> **Task objective**
Omit all images, then repeat exactly the lines below from the one containing "Give me the TikZ source for this diagram." through the one containing "(task.south east) -- cycle;", both ends included.

[start of Data provided]

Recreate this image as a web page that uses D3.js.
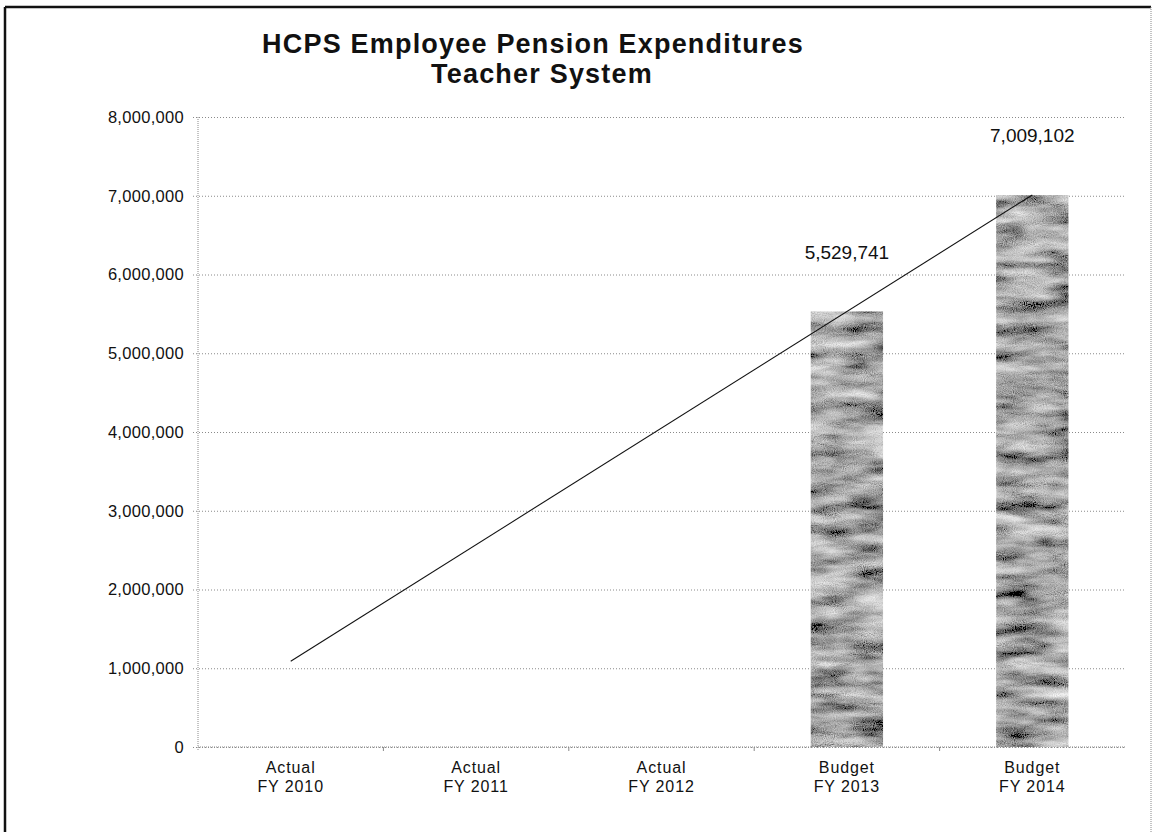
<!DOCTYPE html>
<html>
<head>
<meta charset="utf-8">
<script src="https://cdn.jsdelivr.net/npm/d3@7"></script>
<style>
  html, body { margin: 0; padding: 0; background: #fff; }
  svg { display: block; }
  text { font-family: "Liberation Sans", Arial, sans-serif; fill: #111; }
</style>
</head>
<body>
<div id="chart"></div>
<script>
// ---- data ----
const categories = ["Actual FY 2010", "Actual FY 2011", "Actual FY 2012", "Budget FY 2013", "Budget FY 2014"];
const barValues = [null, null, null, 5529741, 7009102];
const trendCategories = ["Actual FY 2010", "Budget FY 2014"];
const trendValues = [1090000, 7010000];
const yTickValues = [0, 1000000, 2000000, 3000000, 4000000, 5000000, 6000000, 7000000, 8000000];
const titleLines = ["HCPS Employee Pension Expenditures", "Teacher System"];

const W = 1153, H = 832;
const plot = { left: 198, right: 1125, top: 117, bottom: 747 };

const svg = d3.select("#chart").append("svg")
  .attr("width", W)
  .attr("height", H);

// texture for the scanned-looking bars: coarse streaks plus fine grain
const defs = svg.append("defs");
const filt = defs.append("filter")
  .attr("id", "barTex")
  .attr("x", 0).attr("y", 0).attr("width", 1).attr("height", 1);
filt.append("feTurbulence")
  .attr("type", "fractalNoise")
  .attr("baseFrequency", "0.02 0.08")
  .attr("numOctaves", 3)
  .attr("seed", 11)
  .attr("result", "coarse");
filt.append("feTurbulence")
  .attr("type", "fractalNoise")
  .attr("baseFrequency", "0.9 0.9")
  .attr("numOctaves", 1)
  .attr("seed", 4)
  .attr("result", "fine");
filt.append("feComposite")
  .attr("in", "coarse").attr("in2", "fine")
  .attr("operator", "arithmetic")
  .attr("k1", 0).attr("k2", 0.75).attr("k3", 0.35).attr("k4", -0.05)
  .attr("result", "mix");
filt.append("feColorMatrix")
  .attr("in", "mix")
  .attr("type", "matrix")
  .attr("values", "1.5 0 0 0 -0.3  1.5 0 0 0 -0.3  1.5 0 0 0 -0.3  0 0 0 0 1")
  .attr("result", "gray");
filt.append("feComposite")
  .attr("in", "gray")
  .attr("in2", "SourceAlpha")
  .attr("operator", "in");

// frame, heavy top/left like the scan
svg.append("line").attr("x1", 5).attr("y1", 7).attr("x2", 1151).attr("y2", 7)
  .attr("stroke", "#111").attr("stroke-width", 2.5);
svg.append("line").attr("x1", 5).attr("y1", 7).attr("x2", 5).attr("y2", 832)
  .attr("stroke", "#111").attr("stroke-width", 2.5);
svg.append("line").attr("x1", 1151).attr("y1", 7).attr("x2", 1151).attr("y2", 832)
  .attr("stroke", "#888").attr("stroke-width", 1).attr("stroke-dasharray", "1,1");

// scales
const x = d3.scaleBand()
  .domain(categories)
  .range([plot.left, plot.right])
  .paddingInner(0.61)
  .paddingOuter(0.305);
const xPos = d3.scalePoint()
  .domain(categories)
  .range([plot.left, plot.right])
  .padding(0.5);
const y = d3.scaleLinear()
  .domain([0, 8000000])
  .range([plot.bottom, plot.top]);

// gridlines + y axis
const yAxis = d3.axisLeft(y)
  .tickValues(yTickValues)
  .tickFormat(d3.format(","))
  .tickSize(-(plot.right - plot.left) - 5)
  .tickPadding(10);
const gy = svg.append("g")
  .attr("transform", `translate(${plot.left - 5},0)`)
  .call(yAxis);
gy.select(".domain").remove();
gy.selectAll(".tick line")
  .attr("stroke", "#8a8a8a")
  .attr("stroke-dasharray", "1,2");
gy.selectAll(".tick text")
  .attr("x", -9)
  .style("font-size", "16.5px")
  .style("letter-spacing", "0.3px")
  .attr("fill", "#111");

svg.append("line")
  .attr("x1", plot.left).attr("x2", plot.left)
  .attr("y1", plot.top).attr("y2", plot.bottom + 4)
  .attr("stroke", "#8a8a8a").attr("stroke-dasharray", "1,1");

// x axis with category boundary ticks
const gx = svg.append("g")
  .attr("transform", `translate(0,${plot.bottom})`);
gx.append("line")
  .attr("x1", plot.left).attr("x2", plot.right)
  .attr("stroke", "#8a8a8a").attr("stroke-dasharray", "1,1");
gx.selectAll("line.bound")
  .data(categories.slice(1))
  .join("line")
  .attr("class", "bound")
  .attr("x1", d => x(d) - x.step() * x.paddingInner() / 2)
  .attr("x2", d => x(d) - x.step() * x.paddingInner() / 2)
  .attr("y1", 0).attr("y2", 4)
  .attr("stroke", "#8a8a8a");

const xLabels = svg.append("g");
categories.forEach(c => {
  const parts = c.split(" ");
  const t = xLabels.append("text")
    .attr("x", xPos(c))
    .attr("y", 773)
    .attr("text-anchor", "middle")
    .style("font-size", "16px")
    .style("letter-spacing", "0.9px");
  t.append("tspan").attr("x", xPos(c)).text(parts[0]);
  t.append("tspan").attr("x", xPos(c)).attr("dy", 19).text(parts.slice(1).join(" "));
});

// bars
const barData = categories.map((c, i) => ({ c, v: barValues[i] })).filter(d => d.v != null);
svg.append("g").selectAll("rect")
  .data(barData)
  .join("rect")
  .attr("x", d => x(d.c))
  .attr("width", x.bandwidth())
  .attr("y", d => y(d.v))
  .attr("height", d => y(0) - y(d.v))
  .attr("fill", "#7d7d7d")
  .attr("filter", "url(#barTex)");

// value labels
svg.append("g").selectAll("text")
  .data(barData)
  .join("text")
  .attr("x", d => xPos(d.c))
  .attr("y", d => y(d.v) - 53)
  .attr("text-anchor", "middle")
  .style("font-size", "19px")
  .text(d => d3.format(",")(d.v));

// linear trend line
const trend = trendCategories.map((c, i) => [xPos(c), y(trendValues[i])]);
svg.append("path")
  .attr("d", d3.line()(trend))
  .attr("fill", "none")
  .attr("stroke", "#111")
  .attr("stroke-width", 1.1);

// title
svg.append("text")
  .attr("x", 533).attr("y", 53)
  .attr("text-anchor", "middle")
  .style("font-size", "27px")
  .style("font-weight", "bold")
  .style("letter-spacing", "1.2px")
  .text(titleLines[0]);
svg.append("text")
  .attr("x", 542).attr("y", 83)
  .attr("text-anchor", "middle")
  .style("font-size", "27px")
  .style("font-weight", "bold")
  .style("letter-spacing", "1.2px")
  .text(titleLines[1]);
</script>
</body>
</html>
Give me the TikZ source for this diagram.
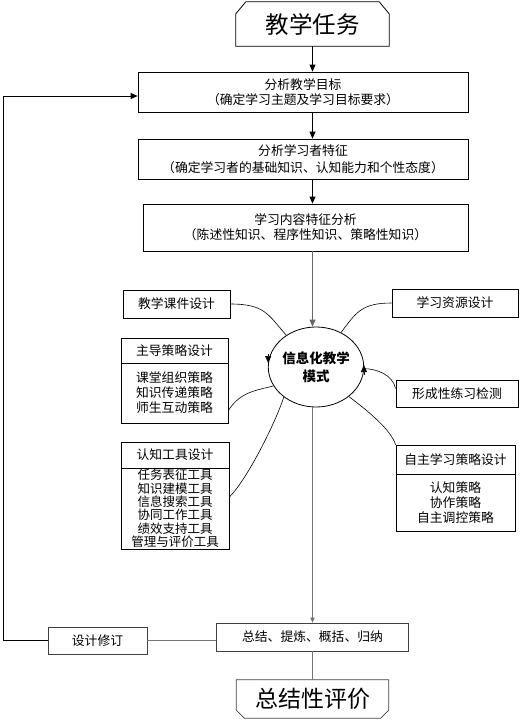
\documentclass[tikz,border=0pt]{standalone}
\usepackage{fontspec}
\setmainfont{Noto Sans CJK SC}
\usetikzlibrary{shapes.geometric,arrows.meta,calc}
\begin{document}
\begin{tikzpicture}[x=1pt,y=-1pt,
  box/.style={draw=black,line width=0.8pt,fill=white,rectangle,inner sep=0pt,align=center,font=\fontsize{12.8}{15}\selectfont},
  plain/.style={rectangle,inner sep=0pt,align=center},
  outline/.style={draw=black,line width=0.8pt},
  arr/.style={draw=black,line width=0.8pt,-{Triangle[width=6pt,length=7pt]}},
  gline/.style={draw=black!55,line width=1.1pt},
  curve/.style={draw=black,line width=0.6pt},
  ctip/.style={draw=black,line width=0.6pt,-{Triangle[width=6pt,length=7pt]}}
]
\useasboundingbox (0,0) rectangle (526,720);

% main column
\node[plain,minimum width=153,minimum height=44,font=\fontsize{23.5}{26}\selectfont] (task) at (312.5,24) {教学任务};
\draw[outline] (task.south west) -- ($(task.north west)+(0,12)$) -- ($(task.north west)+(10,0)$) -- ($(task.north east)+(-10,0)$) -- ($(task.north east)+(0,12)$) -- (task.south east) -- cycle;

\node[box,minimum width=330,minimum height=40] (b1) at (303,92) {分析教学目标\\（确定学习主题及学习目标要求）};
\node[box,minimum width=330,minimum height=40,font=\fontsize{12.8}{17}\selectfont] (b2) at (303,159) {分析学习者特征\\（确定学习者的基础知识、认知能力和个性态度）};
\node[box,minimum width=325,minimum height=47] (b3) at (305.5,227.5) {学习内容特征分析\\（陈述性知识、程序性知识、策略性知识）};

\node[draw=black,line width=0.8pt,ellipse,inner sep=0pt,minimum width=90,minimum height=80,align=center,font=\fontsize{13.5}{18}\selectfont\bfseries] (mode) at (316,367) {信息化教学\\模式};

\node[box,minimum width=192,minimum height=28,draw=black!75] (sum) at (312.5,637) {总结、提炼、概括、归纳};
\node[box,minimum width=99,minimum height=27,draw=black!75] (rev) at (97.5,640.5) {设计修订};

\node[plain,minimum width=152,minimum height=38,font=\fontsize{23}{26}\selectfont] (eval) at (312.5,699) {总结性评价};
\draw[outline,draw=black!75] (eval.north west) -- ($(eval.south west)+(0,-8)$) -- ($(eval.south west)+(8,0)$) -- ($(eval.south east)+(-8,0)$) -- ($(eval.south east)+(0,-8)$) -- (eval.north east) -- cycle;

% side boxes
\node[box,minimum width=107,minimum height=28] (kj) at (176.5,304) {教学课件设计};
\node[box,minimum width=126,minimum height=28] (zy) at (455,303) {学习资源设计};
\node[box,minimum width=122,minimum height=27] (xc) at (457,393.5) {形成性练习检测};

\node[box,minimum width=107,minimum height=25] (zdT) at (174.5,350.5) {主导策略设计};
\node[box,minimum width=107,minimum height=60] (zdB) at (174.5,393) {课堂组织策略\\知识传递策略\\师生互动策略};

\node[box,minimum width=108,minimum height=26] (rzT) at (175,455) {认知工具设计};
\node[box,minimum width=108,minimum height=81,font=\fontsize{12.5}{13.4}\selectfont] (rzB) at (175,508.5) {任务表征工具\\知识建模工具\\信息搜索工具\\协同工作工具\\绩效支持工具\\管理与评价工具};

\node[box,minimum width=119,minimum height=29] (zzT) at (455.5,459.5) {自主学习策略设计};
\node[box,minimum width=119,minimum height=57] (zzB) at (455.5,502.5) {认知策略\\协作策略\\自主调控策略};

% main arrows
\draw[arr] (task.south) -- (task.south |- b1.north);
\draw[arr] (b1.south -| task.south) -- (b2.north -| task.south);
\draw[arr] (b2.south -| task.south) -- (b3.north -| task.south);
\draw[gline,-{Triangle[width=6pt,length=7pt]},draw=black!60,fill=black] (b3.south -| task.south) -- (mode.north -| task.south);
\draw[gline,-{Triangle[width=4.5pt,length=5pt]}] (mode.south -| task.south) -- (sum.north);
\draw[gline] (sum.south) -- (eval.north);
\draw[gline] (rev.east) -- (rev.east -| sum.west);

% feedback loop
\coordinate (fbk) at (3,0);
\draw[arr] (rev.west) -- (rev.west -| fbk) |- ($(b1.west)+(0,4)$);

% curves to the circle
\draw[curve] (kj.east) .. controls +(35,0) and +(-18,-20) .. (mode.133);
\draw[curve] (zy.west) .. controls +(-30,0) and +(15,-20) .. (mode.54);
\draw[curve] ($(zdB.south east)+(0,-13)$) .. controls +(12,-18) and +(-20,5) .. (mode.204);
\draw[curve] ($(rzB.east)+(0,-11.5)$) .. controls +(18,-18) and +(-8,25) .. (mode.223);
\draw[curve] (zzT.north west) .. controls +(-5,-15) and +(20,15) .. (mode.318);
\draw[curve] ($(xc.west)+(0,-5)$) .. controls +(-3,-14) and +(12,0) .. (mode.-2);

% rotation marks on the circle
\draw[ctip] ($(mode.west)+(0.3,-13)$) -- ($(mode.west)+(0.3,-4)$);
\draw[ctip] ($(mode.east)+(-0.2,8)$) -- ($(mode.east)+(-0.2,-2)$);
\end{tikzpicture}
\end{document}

[end of Data provided]

> **Solved problem**
Give me the TikZ source for this diagram.
\documentclass[tikz,border=0pt]{standalone}
\usepackage{fontspec}
\setmainfont{Noto Sans CJK SC}
\usetikzlibrary{shapes.geometric,arrows.meta,calc}
\begin{document}
\begin{tikzpicture}[x=1pt,y=-1pt,
  box/.style={draw=black,line width=0.8pt,fill=white,rectangle,inner sep=0pt,align=center,font=\fontsize{12.8}{15}\selectfont},
  plain/.style={rectangle,inner sep=0pt,align=center},
  outline/.style={draw=black,line width=0.8pt},
  arr/.style={draw=black,line width=0.8pt,-{Triangle[width=6pt,length=7pt]}},
  gline/.style={draw=black!55,line width=1.1pt},
  curve/.style={draw=black,line width=0.6pt},
  ctip/.style={draw=black,line width=0.6pt,-{Triangle[width=6pt,length=7pt]}}
]
\useasboundingbox (0,0) rectangle (526,720);

% main column
\node[plain,minimum width=153,minimum height=44,font=\fontsize{23.5}{26}\selectfont] (task) at (312.5,24) {教学任务};
\draw[outline] (task.south west) -- ($(task.north west)+(0,12)$) -- ($(task.north west)+(10,0)$) -- ($(task.north east)+(-10,0)$) -- ($(task.north east)+(0,12)$) -- (task.south east) -- cycle;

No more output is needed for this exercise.